### Dataset
--
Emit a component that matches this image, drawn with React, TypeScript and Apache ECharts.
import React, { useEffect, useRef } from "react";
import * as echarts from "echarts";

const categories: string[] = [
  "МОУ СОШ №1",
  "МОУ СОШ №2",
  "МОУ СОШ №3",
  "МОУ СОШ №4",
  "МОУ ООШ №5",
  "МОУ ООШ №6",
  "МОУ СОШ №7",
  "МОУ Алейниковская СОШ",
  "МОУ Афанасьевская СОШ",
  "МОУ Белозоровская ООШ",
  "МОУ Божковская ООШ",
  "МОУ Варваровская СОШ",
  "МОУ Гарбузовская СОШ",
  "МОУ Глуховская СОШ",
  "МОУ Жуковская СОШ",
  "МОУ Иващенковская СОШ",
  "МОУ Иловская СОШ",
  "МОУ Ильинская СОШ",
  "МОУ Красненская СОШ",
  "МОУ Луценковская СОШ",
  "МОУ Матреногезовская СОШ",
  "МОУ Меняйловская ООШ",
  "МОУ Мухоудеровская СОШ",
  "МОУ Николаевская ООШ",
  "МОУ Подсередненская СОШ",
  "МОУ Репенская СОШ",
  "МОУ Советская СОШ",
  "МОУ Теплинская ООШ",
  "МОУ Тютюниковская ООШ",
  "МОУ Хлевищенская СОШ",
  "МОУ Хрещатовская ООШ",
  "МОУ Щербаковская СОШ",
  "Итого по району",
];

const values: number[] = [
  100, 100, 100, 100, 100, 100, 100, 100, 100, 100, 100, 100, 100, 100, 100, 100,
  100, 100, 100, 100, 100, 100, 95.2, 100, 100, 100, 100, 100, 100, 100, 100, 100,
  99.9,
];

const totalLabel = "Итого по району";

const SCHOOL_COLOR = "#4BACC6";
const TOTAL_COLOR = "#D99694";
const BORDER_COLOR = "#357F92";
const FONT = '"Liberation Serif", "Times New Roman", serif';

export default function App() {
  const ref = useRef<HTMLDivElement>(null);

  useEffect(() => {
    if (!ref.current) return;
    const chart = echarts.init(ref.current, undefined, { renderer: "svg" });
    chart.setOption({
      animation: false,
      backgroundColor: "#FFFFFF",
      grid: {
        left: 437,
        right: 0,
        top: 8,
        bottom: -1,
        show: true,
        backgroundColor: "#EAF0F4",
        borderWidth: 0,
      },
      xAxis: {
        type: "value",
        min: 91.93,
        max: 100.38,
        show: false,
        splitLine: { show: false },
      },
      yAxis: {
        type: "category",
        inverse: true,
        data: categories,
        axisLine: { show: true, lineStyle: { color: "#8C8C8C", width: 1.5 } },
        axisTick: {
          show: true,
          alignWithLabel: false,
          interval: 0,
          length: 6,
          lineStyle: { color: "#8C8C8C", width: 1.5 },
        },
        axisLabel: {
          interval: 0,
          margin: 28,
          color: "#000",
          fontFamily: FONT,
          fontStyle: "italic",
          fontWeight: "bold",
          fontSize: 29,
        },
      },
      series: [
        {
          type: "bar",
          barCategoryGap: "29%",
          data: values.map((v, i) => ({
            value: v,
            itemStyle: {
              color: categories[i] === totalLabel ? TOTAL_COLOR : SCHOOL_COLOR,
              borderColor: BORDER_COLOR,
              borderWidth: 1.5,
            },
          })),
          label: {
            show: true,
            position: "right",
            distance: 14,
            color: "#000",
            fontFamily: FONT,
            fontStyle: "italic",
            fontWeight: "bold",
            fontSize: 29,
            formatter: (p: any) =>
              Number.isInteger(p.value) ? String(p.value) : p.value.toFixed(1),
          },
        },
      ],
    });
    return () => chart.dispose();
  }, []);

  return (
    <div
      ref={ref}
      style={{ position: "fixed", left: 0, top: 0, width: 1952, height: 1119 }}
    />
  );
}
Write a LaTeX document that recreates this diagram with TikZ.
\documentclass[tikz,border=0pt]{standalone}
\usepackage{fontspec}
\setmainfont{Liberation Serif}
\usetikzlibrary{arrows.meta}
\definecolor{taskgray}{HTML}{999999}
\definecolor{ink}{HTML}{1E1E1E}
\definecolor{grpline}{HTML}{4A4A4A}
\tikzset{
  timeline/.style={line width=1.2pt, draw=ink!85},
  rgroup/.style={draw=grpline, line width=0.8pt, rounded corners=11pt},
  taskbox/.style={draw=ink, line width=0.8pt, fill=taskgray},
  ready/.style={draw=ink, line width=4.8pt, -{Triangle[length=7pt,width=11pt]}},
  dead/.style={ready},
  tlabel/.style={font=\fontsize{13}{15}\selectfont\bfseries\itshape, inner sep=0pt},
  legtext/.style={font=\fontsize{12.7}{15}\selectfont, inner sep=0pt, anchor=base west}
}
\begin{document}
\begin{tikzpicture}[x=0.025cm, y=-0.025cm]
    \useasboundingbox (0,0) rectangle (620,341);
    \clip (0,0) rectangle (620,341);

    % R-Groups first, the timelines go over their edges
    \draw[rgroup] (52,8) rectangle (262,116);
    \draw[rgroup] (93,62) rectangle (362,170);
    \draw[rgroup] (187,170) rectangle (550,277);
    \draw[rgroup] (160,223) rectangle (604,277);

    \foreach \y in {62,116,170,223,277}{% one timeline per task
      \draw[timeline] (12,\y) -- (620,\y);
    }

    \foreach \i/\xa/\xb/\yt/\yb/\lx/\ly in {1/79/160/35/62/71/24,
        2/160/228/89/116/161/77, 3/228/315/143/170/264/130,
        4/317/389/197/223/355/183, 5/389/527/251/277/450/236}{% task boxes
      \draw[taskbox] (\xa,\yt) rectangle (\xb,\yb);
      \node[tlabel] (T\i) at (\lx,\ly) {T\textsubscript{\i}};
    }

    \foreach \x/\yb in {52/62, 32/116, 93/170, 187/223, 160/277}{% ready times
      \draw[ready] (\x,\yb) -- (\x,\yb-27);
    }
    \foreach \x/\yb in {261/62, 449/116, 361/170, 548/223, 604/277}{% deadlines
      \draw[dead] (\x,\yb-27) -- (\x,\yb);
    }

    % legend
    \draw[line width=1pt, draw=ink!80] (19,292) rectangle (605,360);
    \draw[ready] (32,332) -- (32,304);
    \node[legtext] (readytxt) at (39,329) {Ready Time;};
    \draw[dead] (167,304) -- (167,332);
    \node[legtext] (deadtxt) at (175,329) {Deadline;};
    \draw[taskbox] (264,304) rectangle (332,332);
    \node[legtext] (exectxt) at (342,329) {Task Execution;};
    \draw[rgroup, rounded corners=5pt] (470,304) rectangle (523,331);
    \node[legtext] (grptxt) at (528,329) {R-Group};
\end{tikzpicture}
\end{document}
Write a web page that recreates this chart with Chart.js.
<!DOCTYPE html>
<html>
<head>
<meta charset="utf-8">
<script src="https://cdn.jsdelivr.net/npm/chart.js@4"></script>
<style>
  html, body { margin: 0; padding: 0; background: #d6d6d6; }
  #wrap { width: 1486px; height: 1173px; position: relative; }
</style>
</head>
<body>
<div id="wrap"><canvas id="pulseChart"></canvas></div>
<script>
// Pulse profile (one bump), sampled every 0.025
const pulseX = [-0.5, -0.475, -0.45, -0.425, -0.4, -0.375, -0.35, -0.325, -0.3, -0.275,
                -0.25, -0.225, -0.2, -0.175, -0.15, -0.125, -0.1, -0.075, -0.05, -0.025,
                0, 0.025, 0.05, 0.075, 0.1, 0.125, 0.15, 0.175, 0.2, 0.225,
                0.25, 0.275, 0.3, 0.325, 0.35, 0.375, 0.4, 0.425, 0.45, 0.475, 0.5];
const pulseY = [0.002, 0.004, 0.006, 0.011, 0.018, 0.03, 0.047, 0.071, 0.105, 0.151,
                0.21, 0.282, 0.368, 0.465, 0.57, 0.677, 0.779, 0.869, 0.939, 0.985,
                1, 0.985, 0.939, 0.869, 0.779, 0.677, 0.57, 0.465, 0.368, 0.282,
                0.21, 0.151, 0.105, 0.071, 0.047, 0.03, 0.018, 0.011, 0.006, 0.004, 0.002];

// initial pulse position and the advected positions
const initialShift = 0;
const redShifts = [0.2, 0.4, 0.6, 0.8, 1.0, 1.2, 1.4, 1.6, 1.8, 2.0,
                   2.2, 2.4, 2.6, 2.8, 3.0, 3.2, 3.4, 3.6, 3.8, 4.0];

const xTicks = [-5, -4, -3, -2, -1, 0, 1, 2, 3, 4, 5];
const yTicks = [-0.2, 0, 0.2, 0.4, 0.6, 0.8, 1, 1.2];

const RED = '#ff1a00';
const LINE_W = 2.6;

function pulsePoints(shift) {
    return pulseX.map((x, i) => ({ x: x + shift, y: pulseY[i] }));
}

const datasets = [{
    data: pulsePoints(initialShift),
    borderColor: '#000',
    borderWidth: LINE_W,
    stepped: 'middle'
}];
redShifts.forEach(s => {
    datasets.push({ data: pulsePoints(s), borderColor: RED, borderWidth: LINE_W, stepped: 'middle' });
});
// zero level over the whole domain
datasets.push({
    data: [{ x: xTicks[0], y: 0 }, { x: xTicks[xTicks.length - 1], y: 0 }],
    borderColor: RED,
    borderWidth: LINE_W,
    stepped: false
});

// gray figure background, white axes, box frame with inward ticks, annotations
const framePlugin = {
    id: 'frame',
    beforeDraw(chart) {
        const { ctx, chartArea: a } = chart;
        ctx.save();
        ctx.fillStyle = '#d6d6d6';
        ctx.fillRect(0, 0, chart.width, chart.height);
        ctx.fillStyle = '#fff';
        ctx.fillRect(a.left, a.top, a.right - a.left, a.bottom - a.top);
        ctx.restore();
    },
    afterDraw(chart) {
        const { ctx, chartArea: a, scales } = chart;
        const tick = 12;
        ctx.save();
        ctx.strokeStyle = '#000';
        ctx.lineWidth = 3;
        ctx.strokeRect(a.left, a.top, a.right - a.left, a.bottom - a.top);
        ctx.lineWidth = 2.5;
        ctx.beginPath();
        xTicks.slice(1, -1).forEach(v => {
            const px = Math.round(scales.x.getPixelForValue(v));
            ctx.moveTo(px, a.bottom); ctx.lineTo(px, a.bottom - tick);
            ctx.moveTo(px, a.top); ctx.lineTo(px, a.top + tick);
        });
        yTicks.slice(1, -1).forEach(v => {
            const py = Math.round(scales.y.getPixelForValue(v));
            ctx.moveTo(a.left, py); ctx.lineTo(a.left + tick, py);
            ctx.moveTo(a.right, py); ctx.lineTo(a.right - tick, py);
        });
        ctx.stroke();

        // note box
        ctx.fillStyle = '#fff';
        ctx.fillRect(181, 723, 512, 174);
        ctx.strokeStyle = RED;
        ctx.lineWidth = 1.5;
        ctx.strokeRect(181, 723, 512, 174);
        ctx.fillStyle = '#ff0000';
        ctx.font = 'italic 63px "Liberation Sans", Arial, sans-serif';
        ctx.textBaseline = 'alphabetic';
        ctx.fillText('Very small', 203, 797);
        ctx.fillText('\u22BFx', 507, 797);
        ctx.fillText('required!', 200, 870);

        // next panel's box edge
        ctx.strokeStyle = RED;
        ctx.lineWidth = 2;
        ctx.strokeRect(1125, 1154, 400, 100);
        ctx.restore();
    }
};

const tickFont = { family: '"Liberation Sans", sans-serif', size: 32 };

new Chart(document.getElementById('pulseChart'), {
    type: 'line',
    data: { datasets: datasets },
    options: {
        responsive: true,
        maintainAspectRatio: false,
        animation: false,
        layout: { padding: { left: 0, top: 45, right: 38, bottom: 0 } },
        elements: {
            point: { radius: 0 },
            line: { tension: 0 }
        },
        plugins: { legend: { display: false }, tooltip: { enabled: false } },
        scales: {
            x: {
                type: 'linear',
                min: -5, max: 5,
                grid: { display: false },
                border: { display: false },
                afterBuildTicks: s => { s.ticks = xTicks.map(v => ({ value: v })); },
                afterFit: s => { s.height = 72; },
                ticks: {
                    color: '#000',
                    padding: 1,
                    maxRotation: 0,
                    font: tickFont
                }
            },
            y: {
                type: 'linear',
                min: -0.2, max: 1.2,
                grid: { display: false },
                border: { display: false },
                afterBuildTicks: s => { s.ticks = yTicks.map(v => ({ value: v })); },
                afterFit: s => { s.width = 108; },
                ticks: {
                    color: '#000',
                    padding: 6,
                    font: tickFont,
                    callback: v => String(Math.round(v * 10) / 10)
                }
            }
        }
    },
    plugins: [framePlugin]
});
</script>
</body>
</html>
--
### The task
Write out, unaltered, the lines from the opening of the listing through the line that includes "import * as".

### Final result
Emit a component that matches this image, drawn with React, TypeScript and Apache ECharts.
import React, { useEffect, useRef } from "react";
import * as echarts from "echarts";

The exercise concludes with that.